Ainsi s’en prend-il à Paul Bourget, aimablement surnommé « l’eunuque » et « le greluchon de l’impénitente sottise ». Il est difficile d’imaginer aujourd’hui le magistère exercé par ce romancier à thèse, aussi prolixe qu’ennuyeux, persuadé de poser presque scientifiquement les « vrais problèmes de société ». Seul Léon Bloy ose attaquer un homme qui écrit froidement : « Ce n’est pas le manque d’argent qui fait que les pauvres sont pauvres, mais c’est leur caractère qui les a faits tels et il est impossible de n’y rien changer. » Paul Bourget sait quant à lui se montrer un digne précurseur des méthodes modernes de lynchage médiatique. Il parle de folie, de jalousie et finalement organise une remarquable conspiration du silence. Transformer en bouffons frénétiques ou en aphasiques malgré eux les esprits qui gênent : nous n’avons rien inventé, mais rien oublié.

« Il y a des peuples qui crèvent dans les usines ou les catacombes pour velouter la gueule des vierges engendrées par des capitalistes surfins »

Bloy a finalement eu le malheur d’isoler les tabous névralgiques, les points de contractures de la société. On pourra lire par exemple, dans ce volume d’Essais et Pamphlets, les deux séries des « Exégèses des lieux communs », dont Maxence Caron affirme à raison qu’elles vont beaucoup plus loin que le Dictionnaire des idées reçues de Flaubert ; mais Bloy montre, de manière orwellienne, que ces expressions toutes faites sont des antiphrases qui disent le contraire de ce qu’elles prétendent dire et sont pour lui la marque typique du démoniaque. Ainsi commente-t-il l’expression « faire travailler l’argent » : « Il y a des peuples qui crèvent dans les usines ou les catacombes pour velouter la gueule des vierges engendrées par des capitalistes surfins. C’est ce qui s’appelle faire travailler l’argent. (…) Et la face pâle du Christ est plus pâle au fond des puits et dans les fournaises. »

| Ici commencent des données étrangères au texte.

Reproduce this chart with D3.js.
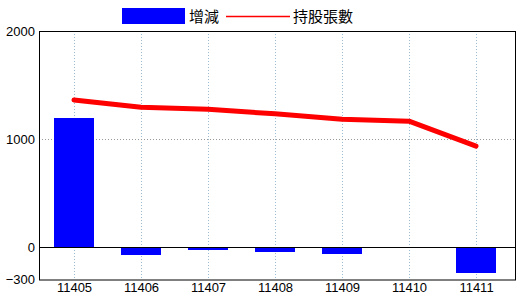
<!DOCTYPE html>
<html lang="zh-Hant">
<head>
<meta charset="UTF-8">
<title>增減 / 持股張數</title>
<script src="https://d3js.org/d3.v7.min.js"></script>
<style>
    body { margin: 0; background: #fff; }
    .tick text { font: 13px "Liberation Sans Narrow", "Liberation Sans", Arial, sans-serif; fill: #000; }
    .legend text { font: 15px "Noto Sans CJK TC", sans-serif; fill: #000; }
</style>
</head>
<body>
<svg width="520" height="300"></svg>
<script>
// data
var months = ["11405", "11406", "11407", "11408", "11409", "11410", "11411"];
var change = [1196, -60, -15, -35, -55, 0, -228];      // 增減 (bars)
var holding = [1362, 1295, 1276, 1233, 1184, 1165, 934]; // 持股張數 (line)
var yTicks = [-300, 0, 1000, 2000];

var svg = d3.select("svg");
var plot = {left: 39, right: 515, top: 31, bottom: 279.5};

var x = d3.scalePoint().domain(months).range([74, 476]);
var y = d3.scaleLinear().domain([-300, 2000]).range([plot.bottom, plot.top]);
var zeroY = Math.round(y(0));

// vertical grid
svg.append("g").selectAll("line")
    .data(months)
    .enter().append("line")
    .attr("x1", d => Math.round(x(d)) + 0.5)
    .attr("x2", d => Math.round(x(d)) + 0.5)
    .attr("y1", plot.top)
    .attr("y2", plot.bottom)
    .attr("stroke", "#9dbbd2")
    .attr("stroke-dasharray", "1,2");

// horizontal grid at 1000
svg.append("line")
    .attr("x1", plot.left).attr("x2", plot.right)
    .attr("y1", Math.round(y(1000)) + 0.5).attr("y2", Math.round(y(1000)) + 0.5)
    .attr("stroke", "#999")
    .attr("stroke-dasharray", "1,2");

// bars
svg.append("g").selectAll("rect")
    .data(change)
    .enter().append("rect")
    .attr("x", (d, i) => Math.round(x(months[i])) - 20)
    .attr("width", 40)
    .attr("y", d => d >= 0 ? Math.round(y(d)) : zeroY)
    .attr("height", d => d >= 0 ? zeroY - Math.round(y(d)) : Math.round(y(d)) - zeroY + 1)
    .attr("fill", "#0000ff");

// zero line
svg.append("line")
    .attr("x1", plot.left).attr("x2", plot.right)
    .attr("y1", zeroY + 0.5).attr("y2", zeroY + 0.5)
    .attr("stroke", "#000");

// holding line
var line = d3.line()
    .x((d, i) => x(months[i]))
    .y(d => y(d));
svg.append("path")
    .datum(holding)
    .attr("d", line)
    .attr("fill", "none")
    .attr("stroke", "#ff0000")
    .attr("stroke-width", 5)
    .attr("stroke-linejoin", "round")
    .attr("stroke-linecap", "round");

// frame
svg.append("rect")
    .attr("x", plot.left + 0.5).attr("y", plot.top + 0.5)
    .attr("width", plot.right - plot.left)
    .attr("height", plot.bottom - plot.top)
    .attr("fill", "none")
    .attr("stroke", "#000");

// axes (labels only)
var yAxis = svg.append("g")
    .attr("transform", "translate(" + plot.left + ",0)")
    .call(d3.axisLeft(y).tickValues(yTicks).tickFormat(d3.format("d")).tickSize(0).tickPadding(4));
yAxis.select(".domain").remove();

var xAxis = svg.append("g")
    .attr("transform", "translate(0," + plot.bottom + ")")
    .call(d3.axisBottom(x).tickSize(0).tickPadding(3));
xAxis.select(".domain").remove();

// legend
var legend = svg.append("g").attr("class", "legend");
legend.append("rect")
    .attr("x", 122).attr("y", 8).attr("width", 63).attr("height", 16)
    .attr("fill", "#0000ff");
legend.append("text").attr("x", 189).attr("y", 22).text("增減");
legend.append("line")
    .attr("x1", 226).attr("x2", 290).attr("y1", 16.5).attr("y2", 16.5)
    .attr("stroke", "#ff0000").attr("stroke-width", 1.5);
legend.append("text").attr("x", 293).attr("y", 22).text("持股張數");
</script>
</body>
</html>
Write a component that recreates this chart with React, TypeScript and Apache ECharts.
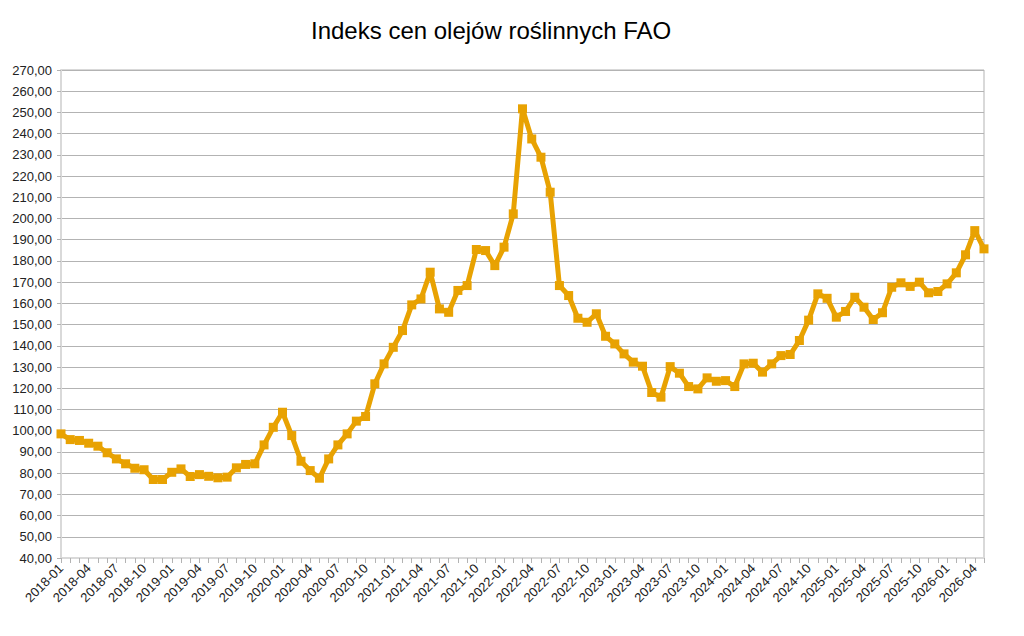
import React, { useEffect, useRef } from "react";
import * as echarts from "echarts";

const months: string[] = [];
for (let y = 2018; y <= 2026; y++) {
  for (let m = 1; m <= 12; m++) {
    if (y === 2026 && m > 5) break;
    months.push(`${y}-${m < 10 ? "0" + m : m}`);
  }
}

const indexValues: number[] = [
  98.5, 95.8, 95.4, 94.1, 92.7, 89.6, 86.7, 84.4, 82.3, 81.6, 77.0, 77.0,
  80.4, 82.0, 78.4, 79.3, 78.5, 77.8, 78.1, 82.5, 84.1, 84.4, 93.3, 101.6,
  108.7, 97.7, 85.6, 81.2, 77.6, 86.7, 93.3, 98.5, 104.5, 106.7, 122.1, 131.5,
  139.3, 147.2, 159.3, 162.1, 174.7, 157.4, 155.8, 166.1, 168.4, 185.4, 184.9, 177.8,
  186.5, 202.2, 251.7, 237.5, 228.9, 212.4, 168.4, 163.7, 153.0, 151.1, 155.1, 144.5,
  140.9, 136.2, 132.3, 130.4, 118.0, 115.8, 130.2, 127.1, 120.8, 119.7, 124.9, 123.3,
  123.6, 120.8, 131.5, 131.8, 127.6, 131.5, 135.4, 135.9, 142.5, 152.1, 164.5, 162.4,
  153.5, 156.2, 162.9, 158.2, 152.4, 155.6, 167.6, 169.7, 168.0, 170.0, 165.0, 165.6,
  169.2, 174.4, 182.9, 194.3, 185.7,
];

const titleText = "Indeks cen olejów roślinnych FAO";
const yMin = 40;
const yMax = 270;
const yStep = 10;

export default function App() {
  const ref = useRef<HTMLDivElement>(null);
  useEffect(() => {
    if (!ref.current) return;
    const chart = echarts.init(ref.current, null, { renderer: "svg" });
    chart.setOption({
      animation: false,
      backgroundColor: "#ffffff",
      textStyle: { fontFamily: "Liberation Sans, Arial, sans-serif" },
      title: {
        text: titleText,
        left: 306,
        top: 13,
        textStyle: {
          fontFamily: "Liberation Sans, Arial, sans-serif",
          fontSize: 24,
          fontWeight: "normal",
          color: "#000000",
        },
      },
      grid: {
        left: 61,
        right: 40,
        top: 70,
        bottom: 78,
        show: true,
        borderColor: "#b3b3b3",
        borderWidth: 1,
      },
      xAxis: {
        type: "category",
        data: months,
        boundaryGap: false,
        axisLine: { show: true, lineStyle: { color: "#d9d9d9", width: 2 } },
        axisTick: {
          show: true,
          interval: 0,
          length: 5,
          lineStyle: { color: "#b3b3b3" },
        },
        axisLabel: {
          interval: 2,
          rotate: 45,
          fontSize: 13,
          color: "#222222",
          margin: 8,
        },
        splitLine: { show: false },
      },
      yAxis: {
        type: "value",
        min: yMin,
        max: yMax,
        interval: yStep,
        axisLine: { show: true, lineStyle: { color: "#d9d9d9", width: 2 } },
        axisTick: { show: true, length: 4, lineStyle: { color: "#b3b3b3" } },
        axisLabel: {
          fontSize: 13,
          color: "#222222",
          margin: 9,
          formatter: (v: number) => v.toFixed(2).replace(".", ","),
        },
        splitLine: { show: true, lineStyle: { color: "#b3b3b3", width: 1 } },
      },
      series: [
        {
          type: "line",
          data: indexValues,
          symbol: "rect",
          symbolSize: 9,
          showAllSymbol: true,
          lineStyle: { color: "#e8a202", width: 5 },
          itemStyle: { color: "#e8a202" },
        },
      ],
    });
    return () => chart.dispose();
  }, []);
  return (
    <div
      ref={ref}
      style={{ position: "fixed", left: 0, top: 0, width: 1024, height: 636 }}
    />
  );
}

Bloy avait finalement compris, sensiblement au même moment que Marx, mais par des chemins éminemment différents, deux idées fondamentales. Primo, l’argent, qui dans les Écritures était la métaphore de la parole de Dieu, est devenu le pire des tyrans. Secundo, la religion, cette religion dans laquelle Bloy mettait toute sa foi, a muté en une idéologie bourgeoise du maintien de l’ordre. Elle est masquée, de plus, derrière la mièvrerie saint-sulpicienne tellement en vogue à l’époque des « prêtres mondains », que Bloy voue aux gémonies parce qu’ils déculpabilisent le riche à force de propos onctueux et lui font oublier qu’il lui sera plus difficile, comme il est dit dans les Évangiles, d’entrer au royaume des cieux qu’à un chameau de passer par le trou d’une aiguille : « Le prêtre mondain est infiniment précieux pour les riches. Avec lui, pas moyen de s’ennuyer une minute. Le salut quoi qu’on fasse est assuré. Il suffit de diriger l’intention. Tout est là. Soûlez-vous avec l’intention d’être sobre. Forniquez avec des élans de pureté. Soyez adultères, s’il le faut, pour mieux apprécier le bonheur d’être fidèle, etc. »

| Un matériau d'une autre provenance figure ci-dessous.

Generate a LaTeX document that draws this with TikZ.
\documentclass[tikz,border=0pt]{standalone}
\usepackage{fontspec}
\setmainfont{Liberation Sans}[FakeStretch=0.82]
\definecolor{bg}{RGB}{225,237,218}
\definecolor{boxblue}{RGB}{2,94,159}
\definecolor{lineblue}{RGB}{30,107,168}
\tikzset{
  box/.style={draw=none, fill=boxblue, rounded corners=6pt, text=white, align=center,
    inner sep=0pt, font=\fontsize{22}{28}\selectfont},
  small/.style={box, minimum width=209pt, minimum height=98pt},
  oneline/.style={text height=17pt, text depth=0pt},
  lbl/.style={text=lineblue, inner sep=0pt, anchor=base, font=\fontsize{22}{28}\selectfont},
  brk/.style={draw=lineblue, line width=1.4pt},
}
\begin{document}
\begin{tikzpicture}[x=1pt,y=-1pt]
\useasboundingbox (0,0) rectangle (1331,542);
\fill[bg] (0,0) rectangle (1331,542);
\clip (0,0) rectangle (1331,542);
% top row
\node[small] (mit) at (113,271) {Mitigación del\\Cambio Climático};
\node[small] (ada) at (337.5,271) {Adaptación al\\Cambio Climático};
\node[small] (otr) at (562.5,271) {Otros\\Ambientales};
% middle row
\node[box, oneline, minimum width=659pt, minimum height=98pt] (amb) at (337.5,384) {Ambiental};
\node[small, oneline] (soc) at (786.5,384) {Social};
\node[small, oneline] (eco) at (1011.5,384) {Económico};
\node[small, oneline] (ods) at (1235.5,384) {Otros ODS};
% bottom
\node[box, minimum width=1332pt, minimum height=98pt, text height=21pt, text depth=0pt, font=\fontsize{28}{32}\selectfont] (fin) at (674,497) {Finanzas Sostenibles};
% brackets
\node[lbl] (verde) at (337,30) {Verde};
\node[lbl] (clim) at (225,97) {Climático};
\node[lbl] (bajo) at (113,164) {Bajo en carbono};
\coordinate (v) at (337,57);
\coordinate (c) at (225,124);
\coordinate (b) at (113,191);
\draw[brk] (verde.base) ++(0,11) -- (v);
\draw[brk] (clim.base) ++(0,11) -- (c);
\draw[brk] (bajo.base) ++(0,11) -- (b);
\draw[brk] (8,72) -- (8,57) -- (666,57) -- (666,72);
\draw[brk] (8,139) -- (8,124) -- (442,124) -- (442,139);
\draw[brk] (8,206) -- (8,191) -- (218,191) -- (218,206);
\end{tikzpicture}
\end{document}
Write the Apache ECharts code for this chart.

Napoléon n’annonce pas la fin de l’Histoire, mais son début

Règne de l’argent, falsification du message divin : ces deux thèmes obsessionnels se conjuguent dans son livre le plus fort, Le Sang du pauvre, paru en 1909. On recommanderait au lecteur de commencer par ce texte où Bloy concentre, avec son style furieux et apoplectique, sa vision d’une société où les inégalités se sont creusées jusqu’à devenir surnaturelles ou, pour reprendre un terme décidément cher à Léon Bloy, « diaboliques » ; et il passe pour cela méthodiquement en revue les différents aspects de l’horreur économique née de la révolution industrielle. Et ce n’est pas dans la lutte des classes qu’il puise sa compréhension mais, encore, dans les Écritures. Le Sang du pauvre s’ouvre ainsi sur un chapitre intitulé « La Carte future ». Cette carte, c’est celle du monde si Napoléon avait gagné. Il faut savoir que Napoléon, ce qui peut surprendre au premier abord, était le grand homme de Bloy. Hegel, qui crut percevoir dans la bataille d’Iéna le début de la fin de l’Histoire, fut ébloui de croiser aux abords de l’université l’Empereur, « cette âme du monde ». Pour Bloy – qui écrira par la suite L’Âme de Napoléon, une brève biographie illuminée qui tient autant du poème en prose que de la prière –, Napoléon n’annonce pas la fin de l’Histoire, mais son début. Il est le Précurseur, celui qui va amener le royaume de Dieu sur la terre, celui qui répète sans le savoir la prophétie de saint Jean-Baptiste : « Celui qui viendra après moi sera plus fort que moi. »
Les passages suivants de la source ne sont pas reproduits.